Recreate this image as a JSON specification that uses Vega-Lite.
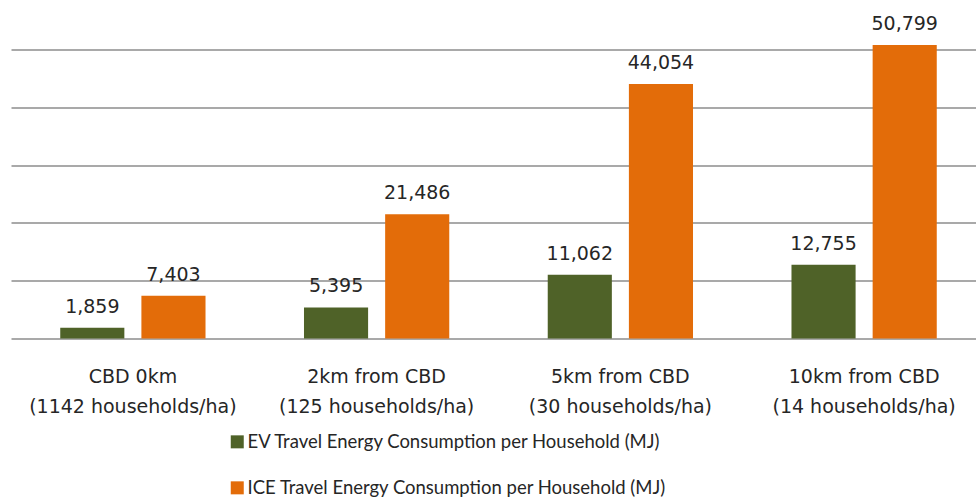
{
  "$schema": "https://vega.github.io/schema/vega-lite/v6.json",
  "width": 975,
  "height": 318,
  "autosize": {"type": "none"},
  "padding": {"left": 11, "top": 20.6, "right": 0, "bottom": 162},
  "background": "white",
  "config": {"view": {"stroke": null}},
  "data": {"values": [
    {"cat": "CBD 0km\n(1142 households/ha)", "series": "EV Travel Energy Consumption per Household (MJ)", "value": 1859},
    {"cat": "CBD 0km\n(1142 households/ha)", "series": "ICE Travel Energy Consumption per Household (MJ)", "value": 7403},
    {"cat": "2km from CBD\n(125 households/ha)", "series": "EV Travel Energy Consumption per Household (MJ)", "value": 5395},
    {"cat": "2km from CBD\n(125 households/ha)", "series": "ICE Travel Energy Consumption per Household (MJ)", "value": 21486},
    {"cat": "5km from CBD\n(30 households/ha)", "series": "EV Travel Energy Consumption per Household (MJ)", "value": 11062},
    {"cat": "5km from CBD\n(30 households/ha)", "series": "ICE Travel Energy Consumption per Household (MJ)", "value": 44054},
    {"cat": "10km from CBD\n(14 households/ha)", "series": "EV Travel Energy Consumption per Household (MJ)", "value": 12755},
    {"cat": "10km from CBD\n(14 households/ha)", "series": "ICE Travel Energy Consumption per Household (MJ)", "value": 50799}
  ]},
  "encoding": {
    "x": {
      "field": "cat", "type": "nominal", "sort": null,
      "scale": {"paddingInner": 0.404, "paddingOuter": 0.202},
      "axis": {
        "title": null, "domain": false, "ticks": false, "labelAngle": 0,
        "labelExpr": "split(datum.label, '\\n')",
        "labelFont": "DejaVu Sans", "labelFontSize": 19, "labelColor": "#262626",
        "labelLineHeight": 30, "labelPadding": 29, "labelBaseline": "top", "labelLimit": 400
      }
    },
    "xOffset": {"field": "series", "type": "nominal", "scale": {"paddingInner": 0.21, "paddingOuter": 0}},
    "y": {
      "field": "value", "type": "quantitative",
      "scale": {"domain": [0, 55000], "nice": false},
      "axis": {
        "title": null, "domain": false, "ticks": false, "labels": false,
        "values": [0, 10000, 20000, 30000, 40000, 50000],
        "grid": true, "gridColor": "#8c8c8c", "gridWidth": 1.5
      }
    }
  },
  "layer": [
    {
      "mark": {"type": "bar"},
      "encoding": {
        "color": {
          "field": "series", "type": "nominal",
          "scale": {"range": ["#4F6228", "#E36C09"]},
          "legend": {
            "title": null, "orient": "none", "legendX": 217, "legendY": 412,
            "direction": "vertical", "symbolType": "square", "symbolSize": 169,
            "symbolStrokeWidth": 0, "labelFont": "Lato", "labelFontSize": 18.5,
            "labelColor": "#262626", "rowPadding": 27, "labelOffset": 1, "labelLimit": 600
          }
        }
      }
    },
    {
      "mark": {"type": "text", "baseline": "alphabetic", "dy": -15, "font": "DejaVu Sans", "fontSize": 19, "color": "#262626"},
      "encoding": {"text": {"field": "value", "type": "quantitative", "format": ","}}
    }
  ]
}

● ● ● ● ●

Problem description —
Would you set down the listing exactly, omitting pictures?

Solution below —
Recreate this image as a JSON specification that uses Vega-Lite.
{
  "$schema": "https://vega.github.io/schema/vega-lite/v6.json",
  "width": 975,
  "height": 318,
  "autosize": {"type": "none"},
  "padding": {"left": 11, "top": 20.6, "right": 0, "bottom": 162},
  "background": "white",
  "config": {"view": {"stroke": null}},
  "data": {"values": [
    {"cat": "CBD 0km\n(1142 households/ha)", "series": "EV Travel Energy Consumption per Household (MJ)", "value": 1859},
    {"cat": "CBD 0km\n(1142 households/ha)", "series": "ICE Travel Energy Consumption per Household (MJ)", "value": 7403},
    {"cat": "2km from CBD\n(125 households/ha)", "series": "EV Travel Energy Consumption per Household (MJ)", "value": 5395},
    {"cat": "2km from CBD\n(125 households/ha)", "series": "ICE Travel Energy Consumption per Household (MJ)", "value": 21486},
    {"cat": "5km from CBD\n(30 households/ha)", "series": "EV Travel Energy Consumption per Household (MJ)", "value": 11062},
    {"cat": "5km from CBD\n(30 households/ha)", "series": "ICE Travel Energy Consumption per Household (MJ)", "value": 44054},
    {"cat": "10km from CBD\n(14 households/ha)", "series": "EV Travel Energy Consumption per Household (MJ)", "value": 12755},
    {"cat": "10km from CBD\n(14 households/ha)", "series": "ICE Travel Energy Consumption per Household (MJ)", "value": 50799}
  ]},
  "encoding": {
    "x": {
      "field": "cat", "type": "nominal", "sort": null,
      "scale": {"paddingInner": 0.404, "paddingOuter": 0.202},
      "axis": {
        "title": null, "domain": false, "ticks": false, "labelAngle": 0,
        "labelExpr": "split(datum.label, '\\n')",
        "labelFont": "DejaVu Sans", "labelFontSize": 19, "labelColor": "#262626",
        "labelLineHeight": 30, "labelPadding": 29, "labelBaseline": "top", "labelLimit": 400
      }
    },
    "xOffset": {"field": "series", "type": "nominal", "scale": {"paddingInner": 0.21, "paddingOuter": 0}},
    "y": {
      "field": "value", "type": "quantitative",
      "scale": {"domain": [0, 55000], "nice": false},
      "axis": {
        "title": null, "domain": false, "ticks": false, "labels": false,
        "values": [0, 10000, 20000, 30000, 40000, 50000],
        "grid": true, "gridColor": "#8c8c8c", "gridWidth": 1.5
      }
    }
  },
  "layer": [
    {
      "mark": {"type": "bar"},
      "encoding": {
        "color": {
          "field": "series", "type": "nominal",
          "scale": {"range": ["#4F6228", "#E36C09"]},
          "legend": {
            "title": null, "orient": "none", "legendX": 217, "legendY": 412,
            "direction": "vertical", "symbolType": "square", "symbolSize": 169,
            "symbolStrokeWidth": 0, "labelFont": "Lato", "labelFontSize": 18.5,
            "labelColor": "#262626", "rowPadding": 27, "labelOffset": 1, "labelLimit": 600
          }
        }
      }
    },
    {
      "mark": {"type": "text", "baseline": "alphabetic", "dy": -15, "font": "DejaVu Sans", "fontSize": 19, "color": "#262626"},
      "encoding": {"text": {"field": "value", "type": "quantitative", "format": ","}}
    }
  ]
}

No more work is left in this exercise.